A quiet pairing, ‘Last To Leave’ and the title cut explore a slightly more sixties vibe than a lot of O’Connell’s other material.  While ‘Last To Leave’ plays host to a misjudged solo that sounds as if it were played on a melodica, the rest of the track is just lovely, placing minimal percussion with acoustic guitars and a ringing twelve stringed electric, essentially create something that could nestle amongst the best tunes on The Beatles’ ‘Rubber Soul’, stylistically speaking.  The string-backed waltz of the title cut really pulls at the heartstrings with a very familiar melody and soft vocal.  As with some of the other material here, the core of what made ‘Our Little Secret’ so appealing still remains, with O’Connell’s voice sounding particularly fine in the process, but time, experience and a (presumably) bigger budget gives this tune the kind of send off that his material has always deserved.

Tapping into a more sentimental mood, ‘Odds Against Tomorrow’ deals with optimism, finding love and happiness in the lottery of life.  While never as sappy as the previous album’s ‘I Want To Kiss You’ or direct as ‘With This Ring’, the strength in the song writing shines through even when dealing with such a well worn subject, while musically, everything comes with a near faultless backdrop.  Yes, it’s largely inspired by the composer’s key influences once again, but it is never the worse for that as O’Connell’s crack backing band really delivers throughout.  The bass anchors a twin set of chiming guitars, the drums approach things in a very measured style, while a lead guitar break offers a selection of soaring notes before breaking into something a little busier, filling a half dozen or so bars in a focused and classy manner. ‘I’m The Man’ (surprisingly not a Joe Jackson cover) finds O’Connell delving into country rock more obviously than ever before.  His friendly, low-key voice is joined by a world of acoustic guitars and an occasional steel guitar, while a banjo beavers away in the left speaker channel.  A sly humour means that this number comes with a few country music clichés of relationship mangling and matricide above the syrupy steels, but it’s all in fun…and the results are surprisingly catchy.

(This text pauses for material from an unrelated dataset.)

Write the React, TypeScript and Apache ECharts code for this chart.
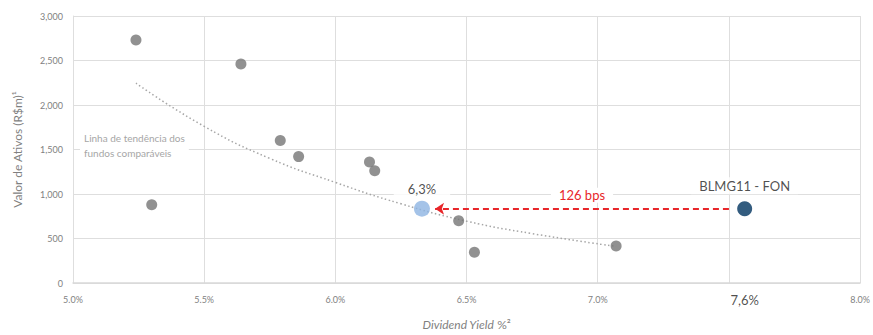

‘My Dumb Luck’ brings two and a half minutes of blatant Wilbury love, complete with a barrage of slide guitars worthy of George Harrison, some great harmonies and O’Connell’s typical off-centre gift with a lyric – potentially the strongest track for first time listeners.  ‘What Have You Done’, meanwhile, is an understated and questioning affair, taking  O’Connell’s trademark sound, slowing it down just a touch for that all-important extra sense of sadness before peppering it with an understated brass flourish and the chipper ‘Every Precious Day’ brings most of the artist’s best traits to the fore, resulting in something summery.   Again, the band members sound like old pros and in terms of adult pop/rock, this is near impossible to dislike.

After the release of his debut album, O’Connell referenced Brian Wilson when he referred to the recording as “a cork on the ocean”, a tiny microcosm in a world of music just waiting to be discovered.   Second time around, with twelve songs and not a weak offering among them, his cork is now gold-plated and awaiting a bigger audience.  If you a have a love for almost timeless pop, ‘Vanishing Act’ really needs to be somewhere on your radar.